"Over 60 foreign vessels continue to be blocked in Ukrainian ports. The threat of shelling and high mine danger created by Kiev in its internal waters and territorial sea do not allow ships to safely go out", Mizintsev said at a Saturday briefing.
He added that Russian forces open a humanitarian corridor (a safe lane in the southwestern direction from the territorial waters of Ukraine) every day, but there is still a threat of drifting Ukrainian mines torn from anchor along the coast of the Black Sea.
"We are calling on the International Maritime Organisation and the management of shipowners to influence Kiev to take measures aimed at unblocking and ensuring the safety of the exit of ships of foreign states from the ports of Ukraine", Mizintsev said.
On Thursday, Russian Defence Ministry spokesman Igor Konashenkov said that the Ukrainian Navy had placed 420 anchor mines in the Sea of Azov and the Black Sea between 25 February and 4 March. At least ten of these mines have been drifting freely in the Western part of the Black Sea after a storm that tore the anchor cables.

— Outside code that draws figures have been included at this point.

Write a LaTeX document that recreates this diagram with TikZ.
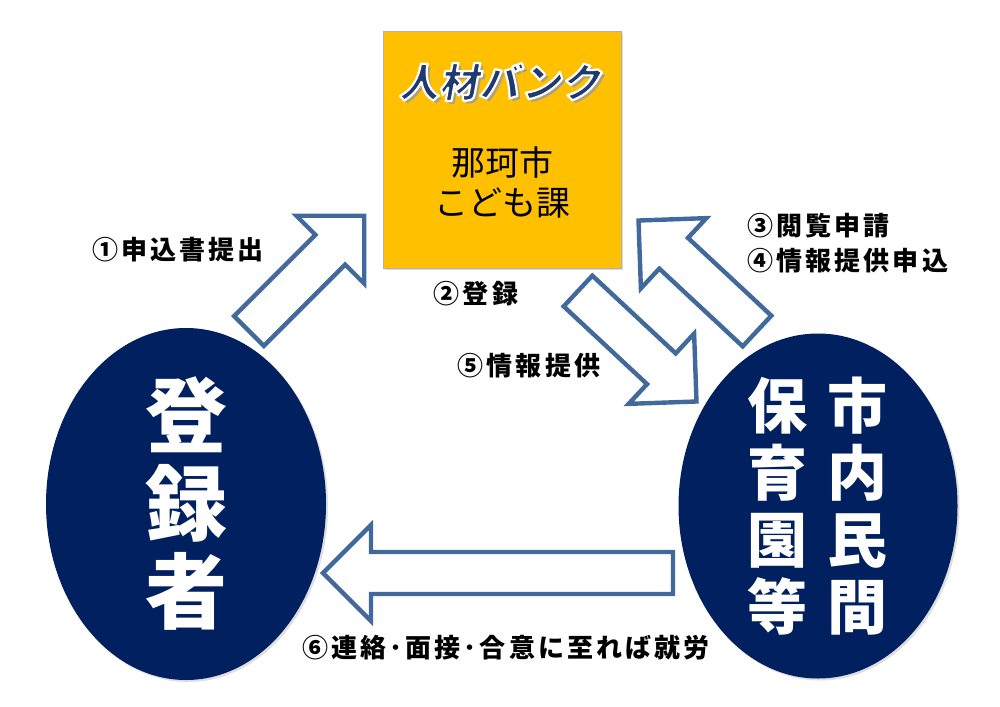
\documentclass[tikz,border=0pt]{standalone}
\usepackage{fontspec}
\usetikzlibrary{shapes.geometric,shadows,positioning}

\newfontfamily\jp{Noto Sans CJK JP}
\newfontfamily\jptitle{Noto Sans CJK JP}[FakeSlant=0.18]
\newfontfamily\jplab{Noto Sans CJK JP}[LetterSpace=12]

\definecolor{bankyellow}{HTML}{FFC000}
\definecolor{navyfill}{HTML}{002060}
\definecolor{titlenavy}{HTML}{1F3A70}
\definecolor{arrowblue}{HTML}{41699B}

% text with a white rim: fill and stroke the glyphs
\newcommand{\rimtext}[1]{\special{pdf:literal direct 2 Tr 1.1 w 1 j 1 1 1 RG}#1\special{pdf:literal direct 0 Tr}}

% block arrow, drawn from its tail; the argument is the length
\tikzset{pics/blockarrow/.style={code={
  \draw[arrowline] (0,-21) -- ({#1-48},-21) -- ({#1-48},-48) -- (#1,0)
    -- ({#1-48},48) -- ({#1-48},21) -- (0,21) -- cycle;}}}

\begin{document}
\begin{tikzpicture}[x=0.5pt, y=-0.5pt,
  arrowline/.style={draw=arrowblue, fill=white, line width=2.2pt, line join=miter},
  bankbox/.style={draw=black!30, fill=bankyellow, minimum width=119pt, minimum height=118.5pt, inner sep=0pt,
    drop shadow={shadow xshift=1.2pt, shadow yshift=-1.2pt, opacity=0.3}},
  party/.style={ellipse, fill=navyfill, inner sep=0pt,
    drop shadow={shadow xshift=1pt, shadow yshift=-1pt, opacity=0.25}},
  titlefont/.style={font=\jptitle\bfseries\fontsize{20}{22}\selectfont},
  bigtext/.style={text=white, align=center, font=\jp\bfseries\fontsize{41}{44}\selectfont},
  midtext/.style={text=white, align=center, font=\jp\bfseries\fontsize{30}{33.5}\selectfont},
  steplabel/.style={font=\jplab\bfseries\fontsize{13}{20}\selectfont, inner sep=0pt},
]
\useasboundingbox (0,0) rectangle (1000,706);
\fill[white] (0,0) rectangle (1000,706);

% the bank and the two parties
\node[bankbox] (bank) at (502,149.5) {};
\node[titlefont, text=black!40, opacity=0.8] (titleshade) at (503.5,85) {人材バンク};
\node[titlefont, text=titlenavy] (title) at (500,82) {\rimtext{人材バンク}};
\node[align=center, font=\jp\fontsize{17}{20}\selectfont] (office) at (502,182) {那珂市\\こども課};

\node[party, minimum width=140pt, minimum height=176pt] (reg) at (186,504) {};
\node[bigtext] (regname) at (reg.center) {登\\録\\者};

\node[party, minimum width=139.5pt, minimum height=172.5pt] (nursery) at (818,506) {};
\node[midtext, xshift=19.5pt] (citycol) at (nursery.center) {市\\内\\民\\間};
\node[midtext, xshift=-20.5pt] (nurscol) at (nursery.center) {保\\育\\園\\等};

% arrows
\coordinate (a1) at (249,331);
\coordinate (a2) at (757,331);
\coordinate (a3) at (578,291);
\coordinate (a4) at (673,573);
\pic[rotate=45] at (a1) {blockarrow=163};
\pic[rotate=137] at (a2) {blockarrow=162};
\pic[rotate=-43] at (a3) {blockarrow=162};
\pic[rotate=180] at (a4) {blockarrow=350};

% step labels
\node[steplabel] (s1) at (178,250) {①申込書提出};
\node[steplabel] (s2) at (476,294) {②登録};
\node[steplabel, anchor=west] (s3) at (747,226) {③閲覧申請};
\node[steplabel, anchor=west] (s4) at (747,261) {④情報提供申込};
\node[steplabel] (s5) at (529,366) {⑤情報提供};
\node[steplabel] (s6) at (506,648) {⑥連絡･面接･合意に至れば就労};

\end{tikzpicture}
\end{document}
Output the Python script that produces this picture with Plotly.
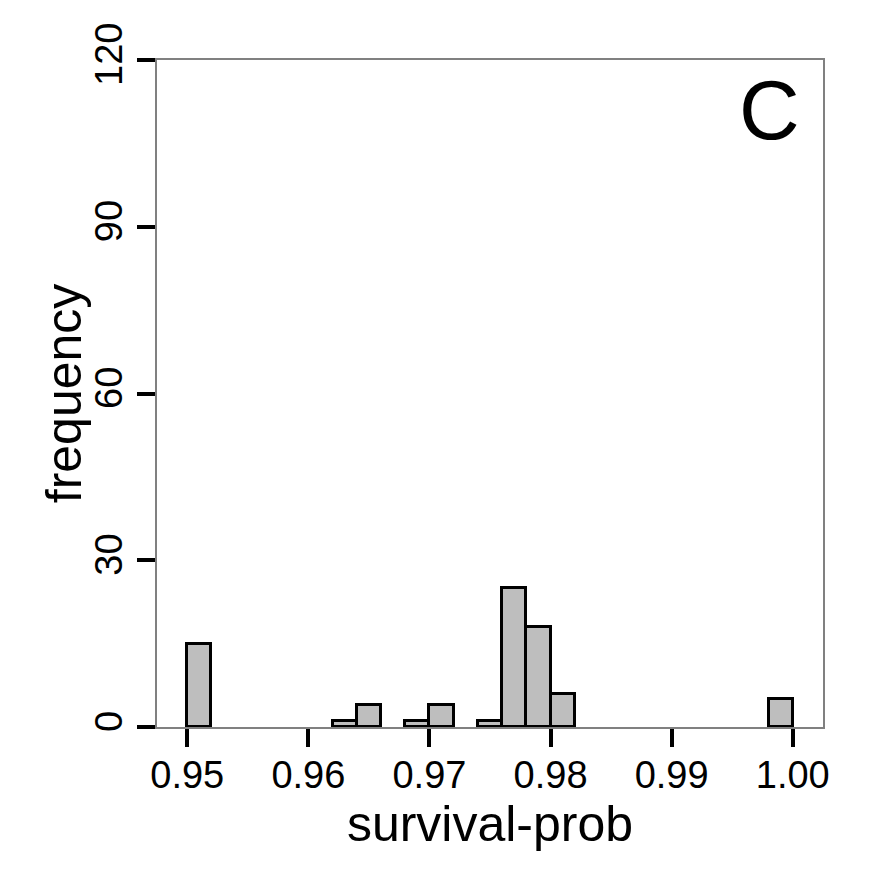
import plotly.graph_objects as go

# histogram bins (left edge) and counts, bin width 0.002
bin_left = [0.950, 0.962, 0.964, 0.968, 0.970, 0.974, 0.976, 0.978, 0.980, 0.998]
counts = [15, 1, 4, 1, 4, 1, 25, 18, 6, 5]
bin_width = 0.002

x_ticks = [0.95, 0.96, 0.97, 0.98, 0.99, 1.00]
x_ticktext = ["0.95", "0.96", "0.97", "0.98", "0.99", "1.00"]
y_ticks = [0, 30, 60, 90, 120]

centers = [b + bin_width / 2 for b in bin_left]

fig = go.Figure()
fig.add_trace(go.Bar(x=centers, y=counts, width=bin_width,
                     marker=dict(color="#bebebe", line=dict(color="black", width=3)),
                     showlegend=False))

font = "Liberation Sans, Arial, sans-serif"
# page body has an 8px margin, so margins are trimmed by 8
fig.update_layout(
    width=885, height=885,
    margin=dict(l=149, r=70, t=52, b=166),
    plot_bgcolor="white", paper_bgcolor="white",
    font=dict(family=font, color="black"),
    bargap=0,
    xaxis=dict(range=[0.9475, 1.0025], tickvals=x_ticks, ticktext=x_ticktext,
               ticks="outside", ticklen=18, tickwidth=4, tickcolor="black",
               tickfont=dict(size=38), showgrid=False, zeroline=False,
               ticklabelstandoff=-5,
               showline=True, mirror=True, linecolor="#808080", linewidth=2,
               title=dict(text="survival-prob", font=dict(size=50), standoff=0)),
    yaxis=dict(range=[0, 120], tickvals=y_ticks, tickangle=-90,
               ticks="outside", ticklen=18, tickwidth=4, tickcolor="black",
               tickfont=dict(size=38), showgrid=False, zeroline=False,
               showline=True, mirror=True, linecolor="#808080", linewidth=2),
    annotations=[
        dict(text="C", x=0.92, y=0.925, xref="paper", yref="paper",
             xanchor="center", yanchor="middle", showarrow=False,
             font=dict(size=84, color="black")),
        dict(text="frequency", x=-0.14, y=0.5, xref="paper", yref="paper",
             xanchor="center", yanchor="middle", textangle=-90, showarrow=False,
             font=dict(size=50, color="black")),
    ],
)

fig.write_html("out.html")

Russia launched a special military operation in Ukraine on 24 February, after the Donetsk and Lugansk People’s Republics (DPR and LPR) appealed for help in defending themselves against Kiev's forces. Russia said that the aim of its special operation is to demilitarise and "de-Nazify" Ukraine and that only military infrastructure is being targeted. Moscow has repeatedly stressed that it has no plans to occupy Ukraine.